» WHAT THE EXERCISE ASKS
Carry none of the pictures over; set down the material below exactly.

» DATA EXCERPT

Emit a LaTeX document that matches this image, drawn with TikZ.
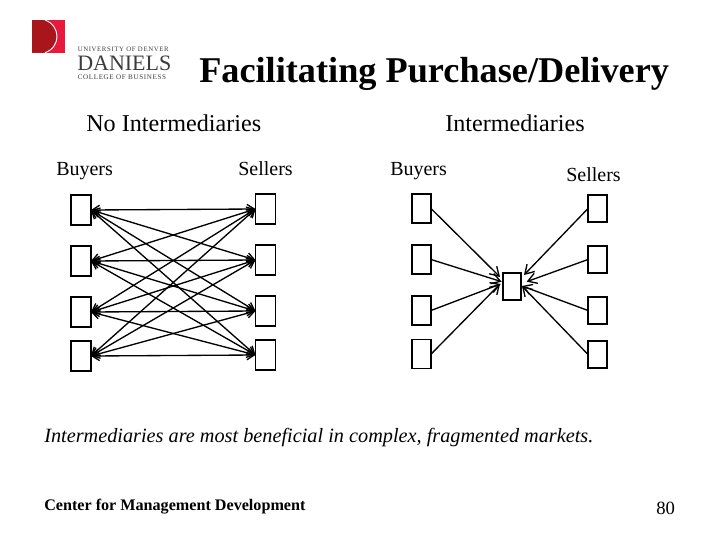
\documentclass[tikz,border=0pt]{standalone}
\usepackage{fontspec}
\usepackage{xcolor}
\usetikzlibrary{arrows.meta, positioning}
\setmainfont{Liberation Serif}
\newfontfamily\logofont[LetterSpace=9]{Liberation Serif}
\definecolor{logodark}{RGB}{168,22,28}
\definecolor{logolight}{RGB}{232,24,62}
\definecolor{logotext}{RGB}{60,60,60}

\begin{document}
\begin{tikzpicture}[
      x=0.75pt, y=-0.75pt,
      box/.style={rectangle, draw=black, line width=1.15pt, fill=white, inner sep=0pt,
        outer sep=0pt, minimum width=15pt, minimum height=22.5pt},
      slimbox/.style={box, minimum width=14.25pt, minimum height=21.75pt},
      shortbox/.style={box, minimum width=14.25pt, minimum height=20.25pt},
      hub/.style={box, minimum width=13.5pt, minimum height=20.25pt},
      arr/.style={{Straight Barb[length=5.5pt,width=7pt]}-{Straight Barb[length=5.5pt,width=7pt]}, line width=1pt},
      single/.style={-{Straight Barb[length=6.5pt,width=8pt]}, line width=1pt},
      headtext/.style={anchor=base west, inner sep=0pt, font=\fontsize{18.1}{20}\selectfont},
      sidetext/.style={anchor=base west, inner sep=0pt, font=\fontsize{15}{17}\selectfont}]
    \useasboundingbox (0,0) rectangle (728,546);
    % logo
    \fill[logolight] (32,20) rectangle (65.3,52.7);
    \fill[logodark] (32,20) -- (45,20) .. controls (61,26) and (61,47) .. (45,52.7) -- (32,52.7) -- cycle;
    \draw[white, line width=0.7pt] (45,20) .. controls (61,26) and (61,47) .. (45,52.7);
    \node[anchor=base west, inner sep=0pt, text=logotext, font=\logofont\fontsize{5.1}{6}\selectfont] (unitext) at (77.5,51) {UNIVERSITY OF DENVER};
    \node[anchor=base west, inner sep=0pt, text=logotext, font=\fontsize{16.5}{18}\selectfont] (danielstext) at (77,70) {DANIELS};
    \node[anchor=base west, inner sep=0pt, text=logotext, font=\logofont\fontsize{5.3}{6}\selectfont] (colltext) at (77.5,79) {COLLEGE OF BUSINESS};

    \node[anchor=base west, inner sep=0pt, font=\bfseries\fontsize{27.2}{29}\selectfont] (title) at (199,82) {Facilitating Purchase/Delivery};
    \node[headtext] (nohead) at (86,131) {No Intermediaries};
    \node[headtext] (yeshead) at (445,131) {Intermediaries};
    \node[sidetext] (buyers1) at (56,175) {Buyers};
    \node[sidetext] (sellers1) at (238,175) {Sellers};
    \node[sidetext] (buyers2) at (390,175) {Buyers};
    \node[sidetext] (sellers2) at (566,181) {Sellers};

    % no intermediaries
    \node[box] (a1) at (81,210) {};
    \node[box, below=15.75pt of a1] (a2) {};
    \node[box, below=15.75pt of a2] (a3) {};
    \node[box, below=10.5pt of a3] (a4) {};
    \node[box] (b1) at (265.5,209) {};
    \node[box, below=15.75pt of b1] (b2) {};
    \node[box, below=15.75pt of b2] (b3) {};
    \node[box, below=10.5pt of b3] (b4) {};
    \draw[arr] (a1.east) -- (b1.west);
    \draw[arr] (a1.east) -- (b2.west);
    \draw[arr] (a1.east) -- (b3.west);
    \draw[arr] (a1.east) -- (b4.west);
    \draw[arr] (a2.east) -- (b1.west);
    \draw[arr] (a2.east) -- (b2.west);
    \draw[arr] (a2.east) -- (b3.west);
    \draw[arr] (a2.east) -- (b4.west);
    \draw[arr] (a3.east) -- (b1.west);
    \draw[arr] (a3.east) -- (b2.west);
    \draw[arr] (a3.east) -- (b3.west);
    \draw[arr] (a3.east) -- (b4.west);
    \draw[arr] (a4.east) -- (b1.west);
    \draw[arr] (a4.east) -- (b2.west);
    \draw[arr] (a4.east) -- (b3.west);
    \draw[arr] (a4.east) -- (b4.west);

    % intermediaries
    \node[slimbox] (c1) at (421.5,208.5) {};
    \node[slimbox, below=16.5pt of c1] (c2) {};
    \node[slimbox, below=16.5pt of c2] (c3) {};
    \node[slimbox, below=11pt of c3] (c4) {};
    \node[shortbox] (d1) at (597.5,208.5) {};
    \node[shortbox, below=18pt of d1] (d2) {};
    \node[shortbox, below=18pt of d2] (d3) {};
    \node[shortbox, below=12.75pt of d3] (d4) {};
    \node[hub] (m) at (512,286.5) {};
    \draw[single] (c1.east) -- ([xshift=-2.25pt,yshift=-3pt]m.north west);
    \draw[single] (c2.east) -- ([xshift=-1pt,yshift=-6.5pt]m.north west);
    \draw[single] (c3.east) -- ([xshift=-1.75pt,yshift=-8.25pt]m.north west);
    \draw[single] (c4.east) -- ([xshift=-2.25pt,yshift=-8.25pt]m.north west);
    \draw[single] (d1.west) -- ([xshift=2.25pt,yshift=-1.5pt]m.north east);
    \draw[single] (d2.west) -- ([xshift=4.25pt,yshift=-6.5pt]m.north east);
    \draw[single] (d3.west) -- ([xshift=0.75pt,yshift=-9.75pt]m.north east);
    \draw[single] (d4.west) -- ([xshift=0.75pt,yshift=-9.75pt]m.north east);

    \node[anchor=base west, inner sep=0pt, font=\itshape\fontsize{15.2}{17}\selectfont] (note) at (44,442) {Intermediaries are most beneficial in complex, fragmented markets.};
    \node[anchor=base west, inner sep=0pt, font=\bfseries\fontsize{12.1}{14}\selectfont] (footer) at (44,510) {Center for Management Development};
    \node[anchor=base west, inner sep=0pt, font=\fontsize{14}{16}\selectfont] (pagenum) at (656,514) {80};
  \end{tikzpicture}
\end{document}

» THE SOLUTION
Emit a LaTeX document that matches this image, drawn with TikZ.
\documentclass[tikz,border=0pt]{standalone}
\usepackage{fontspec}
\usepackage{xcolor}
\usetikzlibrary{arrows.meta, positioning}
\setmainfont{Liberation Serif}
\newfontfamily\logofont[LetterSpace=9]{Liberation Serif}
\definecolor{logodark}{RGB}{168,22,28}
\definecolor{logolight}{RGB}{232,24,62}
\definecolor{logotext}{RGB}{60,60,60}

\begin{document}
\begin{tikzpicture}[
      x=0.75pt, y=-0.75pt,
      box/.style={rectangle, draw=black, line width=1.15pt, fill=white, inner sep=0pt,
        outer sep=0pt, minimum width=15pt, minimum height=22.5pt},
      slimbox/.style={box, minimum width=14.25pt, minimum height=21.75pt},
      shortbox/.style={box, minimum width=14.25pt, minimum height=20.25pt},
      hub/.style={box, minimum width=13.5pt, minimum height=20.25pt},
      arr/.style={{Straight Barb[length=5.5pt,width=7pt]}-{Straight Barb[length=5.5pt,width=7pt]}, line width=1pt},
      single/.style={-{Straight Barb[length=6.5pt,width=8pt]}, line width=1pt},
      headtext/.style={anchor=base west, inner sep=0pt, font=\fontsize{18.1}{20}\selectfont},
      sidetext/.style={anchor=base west, inner sep=0pt, font=\fontsize{15}{17}\selectfont}]
    \useasboundingbox (0,0) rectangle (728,546);
    % logo
    \fill[logolight] (32,20) rectangle (65.3,52.7);
    \fill[logodark] (32,20) -- (45,20) .. controls (61,26) and (61,47) .. (45,52.7) -- (32,52.7) -- cycle;
    \draw[white, line width=0.7pt] (45,20) .. controls (61,26) and (61,47) .. (45,52.7);
    \node[anchor=base west, inner sep=0pt, text=logotext, font=\logofont\fontsize{5.1}{6}\selectfont] (unitext) at (77.5,51) {UNIVERSITY OF DENVER};
    \node[anchor=base west, inner sep=0pt, text=logotext, font=\fontsize{16.5}{18}\selectfont] (danielstext) at (77,70) {DANIELS};
    \node[anchor=base west, inner sep=0pt, text=logotext, font=\logofont\fontsize{5.3}{6}\selectfont] (colltext) at (77.5,79) {COLLEGE OF BUSINESS};

    \node[anchor=base west, inner sep=0pt, font=\bfseries\fontsize{27.2}{29}\selectfont] (title) at (199,82) {Facilitating Purchase/Delivery};
    \node[headtext] (nohead) at (86,131) {No Intermediaries};
    \node[headtext] (yeshead) at (445,131) {Intermediaries};
    \node[sidetext] (buyers1) at (56,175) {Buyers};
    \node[sidetext] (sellers1) at (238,175) {Sellers};
    \node[sidetext] (buyers2) at (390,175) {Buyers};
    \node[sidetext] (sellers2) at (566,181) {Sellers};

    % no intermediaries
    \node[box] (a1) at (81,210) {};
    \node[box, below=15.75pt of a1] (a2) {};
    \node[box, below=15.75pt of a2] (a3) {};
    \node[box, below=10.5pt of a3] (a4) {};
    \node[box] (b1) at (265.5,209) {};
    \node[box, below=15.75pt of b1] (b2) {};
    \node[box, below=15.75pt of b2] (b3) {};
    \node[box, below=10.5pt of b3] (b4) {};
    \draw[arr] (a1.east) -- (b1.west);
    \draw[arr] (a1.east) -- (b2.west);
    \draw[arr] (a1.east) -- (b3.west);
    \draw[arr] (a1.east) -- (b4.west);
    \draw[arr] (a2.east) -- (b1.west);
    \draw[arr] (a2.east) -- (b2.west);
    \draw[arr] (a2.east) -- (b3.west);
    \draw[arr] (a2.east) -- (b4.west);
    \draw[arr] (a3.east) -- (b1.west);
    \draw[arr] (a3.east) -- (b2.west);
    \draw[arr] (a3.east) -- (b3.west);
    \draw[arr] (a3.east) -- (b4.west);
    \draw[arr] (a4.east) -- (b1.west);
    \draw[arr] (a4.east) -- (b2.west);
    \draw[arr] (a4.east) -- (b3.west);
    \draw[arr] (a4.east) -- (b4.west);

    % intermediaries
    \node[slimbox] (c1) at (421.5,208.5) {};
    \node[slimbox, below=16.5pt of c1] (c2) {};
    \node[slimbox, below=16.5pt of c2] (c3) {};
    \node[slimbox, below=11pt of c3] (c4) {};
    \node[shortbox] (d1) at (597.5,208.5) {};
    \node[shortbox, below=18pt of d1] (d2) {};
    \node[shortbox, below=18pt of d2] (d3) {};
    \node[shortbox, below=12.75pt of d3] (d4) {};
    \node[hub] (m) at (512,286.5) {};
    \draw[single] (c1.east) -- ([xshift=-2.25pt,yshift=-3pt]m.north west);
    \draw[single] (c2.east) -- ([xshift=-1pt,yshift=-6.5pt]m.north west);
    \draw[single] (c3.east) -- ([xshift=-1.75pt,yshift=-8.25pt]m.north west);
    \draw[single] (c4.east) -- ([xshift=-2.25pt,yshift=-8.25pt]m.north west);
    \draw[single] (d1.west) -- ([xshift=2.25pt,yshift=-1.5pt]m.north east);
    \draw[single] (d2.west) -- ([xshift=4.25pt,yshift=-6.5pt]m.north east);
    \draw[single] (d3.west) -- ([xshift=0.75pt,yshift=-9.75pt]m.north east);
    \draw[single] (d4.west) -- ([xshift=0.75pt,yshift=-9.75pt]m.north east);

    \node[anchor=base west, inner sep=0pt, font=\itshape\fontsize{15.2}{17}\selectfont] (note) at (44,442) {Intermediaries are most beneficial in complex, fragmented markets.};
    \node[anchor=base west, inner sep=0pt, font=\bfseries\fontsize{12.1}{14}\selectfont] (footer) at (44,510) {Center for Management Development};
    \node[anchor=base west, inner sep=0pt, font=\fontsize{14}{16}\selectfont] (pagenum) at (656,514) {80};
  \end{tikzpicture}
\end{document}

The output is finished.